Leave out any picture and return the remaining listing below exactly as given.
++++++++
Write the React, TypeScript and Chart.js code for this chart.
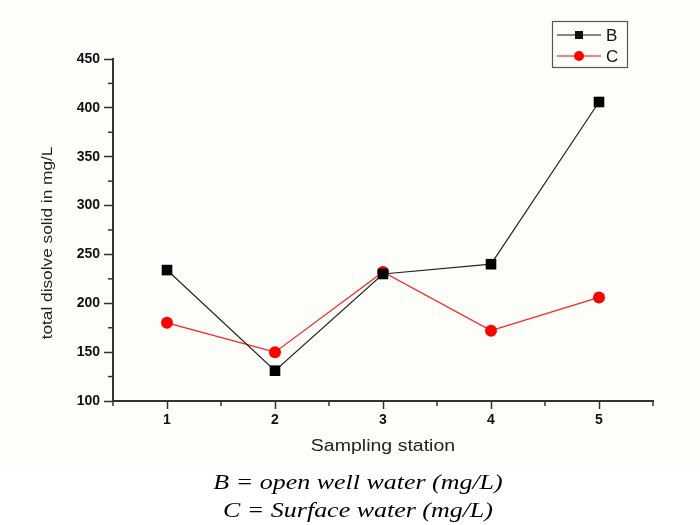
import React, { useEffect, useRef } from "react";
import { Chart, registerables } from "chart.js";

Chart.register(...registerables);

const stations = [1, 2, 3, 4, 5];
const seriesB = [234, 131, 230, 240, 406];
const seriesC = [180, 150, 232, 172, 206];
const labelB = "B";
const labelC = "C";
const xTitle = "Sampling station";
const yTitle = "total disolve solid in mg/L";
const caption1 = "B = open well water (mg/L)";
const caption2 = "C = Surface water (mg/L)";

const AXIS = "#333";
const SANS = "'Liberation Sans', Arial, sans-serif";

const customDraw = {
  id: "customDraw",
  beforeDraw(chart: any) {
    const { ctx } = chart;
    ctx.save();
    ctx.fillStyle = "#fdfdf9";
    ctx.fillRect(0, 0, chart.width, 466);
    ctx.fillStyle = "#ffffff";
    ctx.fillRect(0, 466, chart.width, chart.height - 466);
    ctx.restore();
  },
  afterDraw(chart: any) {
    const { ctx, chartArea } = chart;
    const xs = chart.scales.x;
    const ys = chart.scales.y;
    ctx.save();
    // minor ticks
    ctx.strokeStyle = AXIS;
    ctx.lineWidth = 1.5;
    ys.ticks.forEach((t: any) => {
      if (t.value % 50 !== 0) {
        const y = ys.getPixelForValue(t.value);
        ctx.beginPath();
        ctx.moveTo(chartArea.left - 5, y);
        ctx.lineTo(chartArea.left, y);
        ctx.stroke();
      }
    });
    xs.ticks.forEach((t: any) => {
      if (Math.abs(t.value - Math.round(t.value)) > 0.01) {
        const x = xs.getPixelForValue(t.value);
        ctx.beginPath();
        ctx.moveTo(x, chartArea.bottom);
        ctx.lineTo(x, chartArea.bottom + 5);
        ctx.stroke();
      }
    });
    // axis titles
    ctx.fillStyle = "#222";
    ctx.textAlign = "center";
    ctx.textBaseline = "middle";
    ctx.save();
    ctx.translate(383, 447);
    ctx.scale(1.22, 1);
    ctx.font = `16px ${SANS}`;
    ctx.fillText(xTitle, 0, 0);
    ctx.restore();
    ctx.save();
    ctx.translate(48, 243);
    ctx.rotate(-Math.PI / 2);
    ctx.scale(1.15, 1);
    ctx.font = `15px ${SANS}`;
    ctx.fillText(yTitle, 0, 0);
    ctx.restore();
    // legend
    ctx.strokeStyle = "#555";
    ctx.lineWidth = 1.2;
    ctx.strokeRect(552.5, 21.5, 75, 46);
    const rows = [
      { label: chart.data.datasets[0].label, color: "#111", y: 35, shape: "rect" },
      { label: chart.data.datasets[1].label, color: "#ff0000", y: 56, shape: "circle" },
    ];
    rows.forEach((r) => {
      ctx.strokeStyle = r.color;
      ctx.lineWidth = 1;
      ctx.beginPath();
      ctx.moveTo(557, r.y);
      ctx.lineTo(601, r.y);
      ctx.stroke();
      ctx.fillStyle = r.color;
      if (r.shape === "rect") {
        ctx.fillRect(575, r.y - 4, 8, 8);
      } else {
        ctx.beginPath();
        ctx.arc(579, r.y, 5, 0, Math.PI * 2);
        ctx.fill();
      }
      ctx.fillStyle = "#111";
      ctx.font = `17px ${SANS}`;
      ctx.textAlign = "left";
      ctx.fillText(r.label, 606, r.y + 1);
    });
    ctx.restore();
  },
};

export default function App() {
  const ref = useRef<HTMLCanvasElement>(null);
  useEffect(() => {
    document.body.style.margin = "0";
    const chart = new Chart(ref.current as HTMLCanvasElement, {
      type: "line",
      data: {
        datasets: [
          {
            label: labelB,
            data: stations.map((s, i) => ({ x: s, y: seriesB[i] })),
            borderColor: "#222",
            borderWidth: 1.2,
            backgroundColor: "#000",
            pointStyle: "rect",
            pointRadius: 7.5,
            pointBorderWidth: 0,
            tension: 0,
          },
          {
            label: labelC,
            data: stations.map((s, i) => ({ x: s, y: seriesC[i] })),
            borderColor: "#ff2020",
            borderWidth: 1.2,
            backgroundColor: "#ff0000",
            pointStyle: "circle",
            pointRadius: 6,
            pointBorderWidth: 0,
            tension: 0,
          },
        ],
      },
      options: {
        animation: false,
        responsive: false,
        maintainAspectRatio: false,
        layout: { padding: { top: 59, right: 47, bottom: 0, left: 0 } },
        plugins: { legend: { display: false }, tooltip: { enabled: false } },
        scales: {
          x: {
            type: "linear",
            min: 0.5,
            max: 5.5,
            afterFit: (s: any) => {
              s.height = 124;
            },
            border: { color: AXIS, width: 2 },
            grid: {
              drawOnChartArea: false,
              tickLength: 8,
              tickWidth: 1.5,
              tickColor: (c: any) =>
                c.tick && Math.abs(c.tick.value - Math.round(c.tick.value)) < 0.01 ? AXIS : "rgba(0,0,0,0)",
            },
            ticks: {
              stepSize: 0.5,
              autoSkip: false,
              maxRotation: 0,
              padding: 3,
              color: "#111",
              font: { family: SANS, size: 14, weight: "bold" },
              callback: (v: any) => (Math.abs(v - Math.round(v)) < 0.01 ? String(Math.round(v)) : ""),
            },
          },
          y: {
            min: 100,
            max: 450,
            afterFit: (s: any) => {
              s.width = 113;
            },
            border: { color: AXIS, width: 2 },
            grid: {
              drawOnChartArea: false,
              tickLength: 9,
              tickWidth: 1.5,
              tickColor: (c: any) => (c.tick && c.tick.value % 50 === 0 ? AXIS : "rgba(0,0,0,0)"),
            },
            ticks: {
              stepSize: 25,
              autoSkip: false,
              padding: 4,
              color: "#111",
              font: { family: SANS, size: 14, weight: "bold" },
              callback: (v: any) => (v % 50 === 0 ? String(v) : ""),
            },
          },
        },
      },
      plugins: [customDraw],
    } as any);
    return () => chart.destroy();
  }, []);

  const capStyle: React.CSSProperties = {
    position: "absolute",
    left: 8,
    width: 700,
    textAlign: "center",
    fontFamily: "'Liberation Serif', 'Times New Roman', serif",
    fontStyle: "italic",
    fontSize: 22,
    color: "#000",
    lineHeight: "26px",
    transform: "scaleX(1.18)",
    transformOrigin: "350px 0",
  };

  return (
    <div style={{ position: "relative", width: 700, height: 525, overflow: "hidden" }}>
      <canvas ref={ref} width={700} height={525} style={{ display: "block" }} />
      <div style={{ ...capStyle, top: 469 }}>{caption1}</div>
      <div style={{ ...capStyle, top: 497 }}>{caption2}</div>
    </div>
  );
}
++++++++
WORKED ANSWER ▸
Write the React, TypeScript and Chart.js code for this chart.
import React, { useEffect, useRef } from "react";
import { Chart, registerables } from "chart.js";

Chart.register(...registerables);

const stations = [1, 2, 3, 4, 5];
const seriesB = [234, 131, 230, 240, 406];
const seriesC = [180, 150, 232, 172, 206];
const labelB = "B";
const labelC = "C";
const xTitle = "Sampling station";
const yTitle = "total disolve solid in mg/L";
const caption1 = "B = open well water (mg/L)";
const caption2 = "C = Surface water (mg/L)";

const AXIS = "#333";
const SANS = "'Liberation Sans', Arial, sans-serif";

const customDraw = {
  id: "customDraw",
  beforeDraw(chart: any) {
    const { ctx } = chart;
    ctx.save();
    ctx.fillStyle = "#fdfdf9";
    ctx.fillRect(0, 0, chart.width, 466);
    ctx.fillStyle = "#ffffff";
    ctx.fillRect(0, 466, chart.width, chart.height - 466);
    ctx.restore();
  },
  afterDraw(chart: any) {
    const { ctx, chartArea } = chart;
    const xs = chart.scales.x;
    const ys = chart.scales.y;
    ctx.save();
    // minor ticks
    ctx.strokeStyle = AXIS;
    ctx.lineWidth = 1.5;
    ys.ticks.forEach((t: any) => {
      if (t.value % 50 !== 0) {
        const y = ys.getPixelForValue(t.value);
        ctx.beginPath();
        ctx.moveTo(chartArea.left - 5, y);
        ctx.lineTo(chartArea.left, y);
        ctx.stroke();
      }
    });
    xs.ticks.forEach((t: any) => {
      if (Math.abs(t.value - Math.round(t.value)) > 0.01) {
        const x = xs.getPixelForValue(t.value);
        ctx.beginPath();
        ctx.moveTo(x, chartArea.bottom);
        ctx.lineTo(x, chartArea.bottom + 5);
        ctx.stroke();
      }
    });
    // axis titles
    ctx.fillStyle = "#222";
    ctx.textAlign = "center";
    ctx.textBaseline = "middle";
    ctx.save();
    ctx.translate(383, 447);
    ctx.scale(1.22, 1);
    ctx.font = `16px ${SANS}`;
    ctx.fillText(xTitle, 0, 0);
    ctx.restore();
    ctx.save();
    ctx.translate(48, 243);
    ctx.rotate(-Math.PI / 2);
    ctx.scale(1.15, 1);
    ctx.font = `15px ${SANS}`;
    ctx.fillText(yTitle, 0, 0);
    ctx.restore();
    // legend
    ctx.strokeStyle = "#555";
    ctx.lineWidth = 1.2;
    ctx.strokeRect(552.5, 21.5, 75, 46);
    const rows = [
      { label: chart.data.datasets[0].label, color: "#111", y: 35, shape: "rect" },
      { label: chart.data.datasets[1].label, color: "#ff0000", y: 56, shape: "circle" },
    ];
    rows.forEach((r) => {
      ctx.strokeStyle = r.color;
      ctx.lineWidth = 1;
      ctx.beginPath();
      ctx.moveTo(557, r.y);
      ctx.lineTo(601, r.y);
      ctx.stroke();
      ctx.fillStyle = r.color;
      if (r.shape === "rect") {
        ctx.fillRect(575, r.y - 4, 8, 8);
      } else {
        ctx.beginPath();
        ctx.arc(579, r.y, 5, 0, Math.PI * 2);
        ctx.fill();
      }
      ctx.fillStyle = "#111";
      ctx.font = `17px ${SANS}`;
      ctx.textAlign = "left";
      ctx.fillText(r.label, 606, r.y + 1);
    });
    ctx.restore();
  },
};

export default function App() {
  const ref = useRef<HTMLCanvasElement>(null);
  useEffect(() => {
    document.body.style.margin = "0";
    const chart = new Chart(ref.current as HTMLCanvasElement, {
      type: "line",
      data: {
        datasets: [
          {
            label: labelB,
            data: stations.map((s, i) => ({ x: s, y: seriesB[i] })),
            borderColor: "#222",
            borderWidth: 1.2,
            backgroundColor: "#000",
            pointStyle: "rect",
            pointRadius: 7.5,
            pointBorderWidth: 0,
            tension: 0,
          },
          {
            label: labelC,
            data: stations.map((s, i) => ({ x: s, y: seriesC[i] })),
            borderColor: "#ff2020",
            borderWidth: 1.2,
            backgroundColor: "#ff0000",
            pointStyle: "circle",
            pointRadius: 6,
            pointBorderWidth: 0,
            tension: 0,
          },
        ],
      },
      options: {
        animation: false,
        responsive: false,
        maintainAspectRatio: false,
        layout: { padding: { top: 59, right: 47, bottom: 0, left: 0 } },
        plugins: { legend: { display: false }, tooltip: { enabled: false } },
        scales: {
          x: {
            type: "linear",
            min: 0.5,
            max: 5.5,
            afterFit: (s: any) => {
              s.height = 124;
            },
            border: { color: AXIS, width: 2 },
            grid: {
              drawOnChartArea: false,
              tickLength: 8,
              tickWidth: 1.5,
              tickColor: (c: any) =>
                c.tick && Math.abs(c.tick.value - Math.round(c.tick.value)) < 0.01 ? AXIS : "rgba(0,0,0,0)",
            },
            ticks: {
              stepSize: 0.5,
              autoSkip: false,
              maxRotation: 0,
              padding: 3,
              color: "#111",
              font: { family: SANS, size: 14, weight: "bold" },
              callback: (v: any) => (Math.abs(v - Math.round(v)) < 0.01 ? String(Math.round(v)) : ""),
            },
          },
          y: {
            min: 100,
            max: 450,
            afterFit: (s: any) => {
              s.width = 113;
            },
            border: { color: AXIS, width: 2 },
            grid: {
              drawOnChartArea: false,
              tickLength: 9,
              tickWidth: 1.5,
              tickColor: (c: any) => (c.tick && c.tick.value % 50 === 0 ? AXIS : "rgba(0,0,0,0)"),
            },
            ticks: {
              stepSize: 25,
              autoSkip: false,
              padding: 4,
              color: "#111",
              font: { family: SANS, size: 14, weight: "bold" },
              callback: (v: any) => (v % 50 === 0 ? String(v) : ""),
            },
          },
        },
      },
      plugins: [customDraw],
    } as any);
    return () => chart.destroy();
  }, []);

  const capStyle: React.CSSProperties = {
    position: "absolute",
    left: 8,
    width: 700,
    textAlign: "center",
    fontFamily: "'Liberation Serif', 'Times New Roman', serif",
    fontStyle: "italic",
    fontSize: 22,
    color: "#000",
    lineHeight: "26px",
    transform: "scaleX(1.18)",
    transformOrigin: "350px 0",
  };

  return (
    <div style={{ position: "relative", width: 700, height: 525, overflow: "hidden" }}>
      <canvas ref={ref} width={700} height={525} style={{ display: "block" }} />
      <div style={{ ...capStyle, top: 469 }}>{caption1}</div>
      <div style={{ ...capStyle, top: 497 }}>{caption2}</div>
    </div>
  );
}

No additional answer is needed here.